Selbstportät im Kostüm
Auch sich selbst malte Artemisia Gentileschi immer wieder, in Verkleidungen, wie damals üblich. Das sparte Geld, Modelle waren teuer, und es diente der Publicity, vor allem in Florenz, wo die unbekannte Malerin sich zu etablieren versuchte. Da ist sie als 'Märtyrerin", den Palmenzweig in der Hand, als "Lautenspielerin" mit tiefem Dekolleté, und zweimal als "Katherina von Alexandria", die auf dem Rad zu Tode gebracht werden sollte.
Noch einmal malte sie sich selbst,während ihres Londonaufenthalts, als "Allegorie der Malerei". Sie zeigt sich bei der Arbeit, Ärmel hochgekrempelt, mit dem Pinsel setzt sie gerade den ersten Strich auf die Leinwand. Noch einmal Kuratorin Letizia Treves:
"Sie zeigt uns, was das Malen wirklich ist. Kein kontemplativer Zeitvertreib, sondern eine sehr physische Tätigkeit. Ihre dynamische Körperhaltung und ihre Kraft bezeugen das."
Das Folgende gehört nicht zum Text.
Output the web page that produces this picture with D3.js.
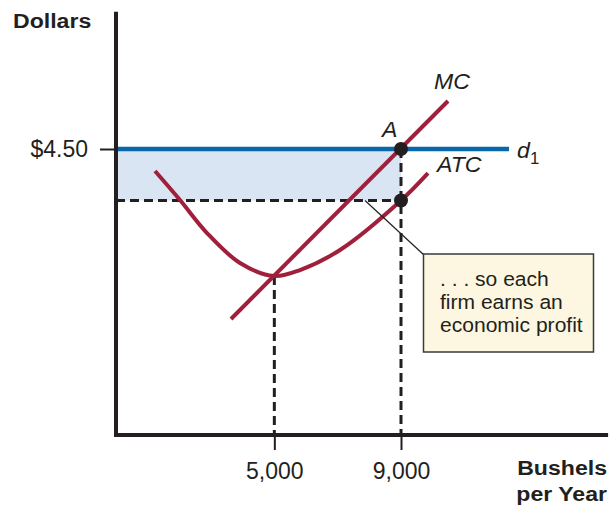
<!DOCTYPE html>
<html><head><meta charset="utf-8">
<script src="https://cdn.jsdelivr.net/npm/d3@7"></script>
<style>
body{margin:0;background:#fff;}
text{font-family:"Liberation Sans",Arial,Helvetica,sans-serif;fill:#231f20;}
</style></head>
<body><svg id="c" width="612" height="510"></svg>
<script>
// ---- data ----
const xTicks = [5000, 9000];
const yTicks = [4.5];
const yTickLabels = ["$4.50"];
const price = 4.5;
const qProfit = 9000;
const qMinATC = 5000;
const mcQ = [3632, 5000, 9000, 10484];
const mcP = [1.825, 2.50, 4.50, 5.255];
const atcQ = [1232, 2021, 2874, 3916, 5000, 5811, 7074, 9000, 9853];
const atcP = [4.154, 3.697, 3.178, 2.706, 2.502, 2.596, 2.911, 3.69, 4.12];
const demandQ = [0, 12410];
const noteLines = [". . . so each", "firm earns an", "economic profit"];

// ---- scales ----
const svg = d3.select("#c");
const x = d3.scaleLinear().domain([0, 9000]).range([116, 401]);
const y = d3.scaleLinear().domain([0, 4.5]).range([435, 149]);
const xMax = 15540, yMax = 6.66;
const ink = "#231f20", red = "#a01f3b", blue = "#0767aa";

const atcData = atcQ.map((q, i) => [q, atcP[i]]);
const mcData = mcQ.map((q, i) => [q, mcP[i]]);
const atcAt9000 = atcP[atcQ.indexOf(qProfit)];
const atcMin = atcP[atcQ.indexOf(qMinATC)];

function label(px, py, str, o = {}) {
  return svg.append("text")
    .attr("transform", `translate(${px},${py}) scale(${o.sx || 1.1},1)`)
    .attr("font-size", o.size || 20)
    .attr("text-anchor", o.anchor || "start")
    .attr("font-weight", o.bold ? "bold" : null)
    .attr("font-style", o.italic ? "italic" : null)
    .text(str);
}

// profit rectangle
svg.append("rect")
  .attr("x", x(0)).attr("y", y(price))
  .attr("width", x(qProfit) - x(0)).attr("height", y(atcAt9000) - y(price))
  .attr("fill", "#dae5f3");

// dashed guides
const dash = "9,5";
const guides = [
  [[0, atcAt9000], [qProfit, atcAt9000]],
  [[qMinATC, atcMin], [qMinATC, 0]],
  [[qProfit, price], [qProfit, 0]]
];
const line = d3.line().x(d => x(d[0])).y(d => y(d[1]));
guides.forEach(g => svg.append("path").attr("d", line(g))
  .attr("stroke", ink).attr("stroke-width", 3).attr("stroke-dasharray", dash).attr("fill", "none"));

// demand line d1
svg.append("path").attr("d", line(demandQ.map(q => [q, price])))
  .attr("stroke", blue).attr("stroke-width", 4.5).attr("fill", "none");

// ATC
svg.append("path").attr("d", d3.line().x(d => x(d[0])).y(d => y(d[1])).curve(d3.curveCatmullRom.alpha(0.5))(atcData))
  .attr("stroke", red).attr("stroke-width", 4).attr("fill", "none");
// MC
svg.append("path").attr("d", line([mcData[0], mcData[mcData.length - 1]]))
  .attr("stroke", red).attr("stroke-width", 4).attr("fill", "none");

// axes
const xAxis = d3.axisBottom(x).tickValues(xTicks).tickFormat(d3.format(",")).tickSizeInner(15).tickSizeOuter(0).tickPadding(13);
const gx = svg.append("g").attr("transform", `translate(0,${y(0)})`).call(xAxis);
gx.select(".domain").remove();
gx.selectAll(".tick line").attr("stroke", ink).attr("stroke-width", 2);
gx.selectAll(".tick text").attr("font-size", 23).attr("fill", ink)
  .attr("font-family", "Liberation Sans, Arial, sans-serif");

const yAxis = d3.axisLeft(y).tickValues(yTicks).tickFormat((d, i) => yTickLabels[i]).tickSizeInner(16).tickSizeOuter(0).tickPadding(12);
const gy = svg.append("g").attr("transform", `translate(${x(0)},0)`).call(yAxis);
gy.select(".domain").remove();
gy.selectAll(".tick line").attr("stroke", ink).attr("stroke-width", 2);
gy.selectAll(".tick text").attr("font-size", 23).attr("fill", ink)
  .attr("font-family", "Liberation Sans, Arial, sans-serif");

svg.append("line").attr("x1", x(0)).attr("x2", x(0)).attr("y1", y(yMax)).attr("y2", y(0) + 2)
  .attr("stroke", ink).attr("stroke-width", 4);
svg.append("line").attr("x1", x(0) - 2).attr("x2", x(xMax)).attr("y1", y(0)).attr("y2", y(0))
  .attr("stroke", ink).attr("stroke-width", 4);

// points
[[qProfit, price], [qProfit, atcAt9000]].forEach(p =>
  svg.append("circle").attr("cx", x(p[0])).attr("cy", y(p[1])).attr("r", 7).attr("fill", ink));

// pointer line and note box
svg.append("line").attr("x1", 365).attr("y1", y(atcAt9000)).attr("x2", 424).attr("y2", 255)
  .attr("stroke", ink).attr("stroke-width", 1.2);
svg.append("rect").attr("x", 423.5).attr("y", 254).attr("width", 170).attr("height", 98)
  .attr("fill", "#fdf7e1").attr("stroke", "#3a3a3a").attr("stroke-width", 1.5);
noteLines.forEach((s, i) => label(440, 286 + i * 23, s, { size: 19.5, sx: 1.08 }));

// curve labels
label(434, 89, "MC", { italic: true, size: 22, sx: 1.05 });
label(382, 137, "A", { italic: true, size: 22, sx: 1.05 });
label(437, 172, "ATC", { italic: true, size: 22, sx: 1.05 });
label(517, 158, "d", { italic: true, size: 22, sx: 1.05 });
label(530, 164, "1", { size: 16, sx: 1.05 });

// axis titles
label(13, 28, "Dollars", { bold: true, size: 21 });
label(607, 475, "Bushels", { bold: true, size: 21, anchor: "end" });
label(607, 501, "per Year", { bold: true, size: 21, anchor: "end" });
</script></body></html>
Ihr letztes signiertes Werk ist erneut eine "Susanna". Es hat nicht die psychologische Intensität der ersten Darstellung, ist aber nicht weniger dramatisch. Das Bild zeigt, wie weit die Malerin auf ihrem künstlerischen Weg gekommen ist, und es ist faszinierend, sie in der Ausstellung auf diesem Weg zu begleiten: eine Künstlerin, die den Vergleich mit anderen Großen ihrer Zeit wie Caravaggio nicht zu scheuen braucht.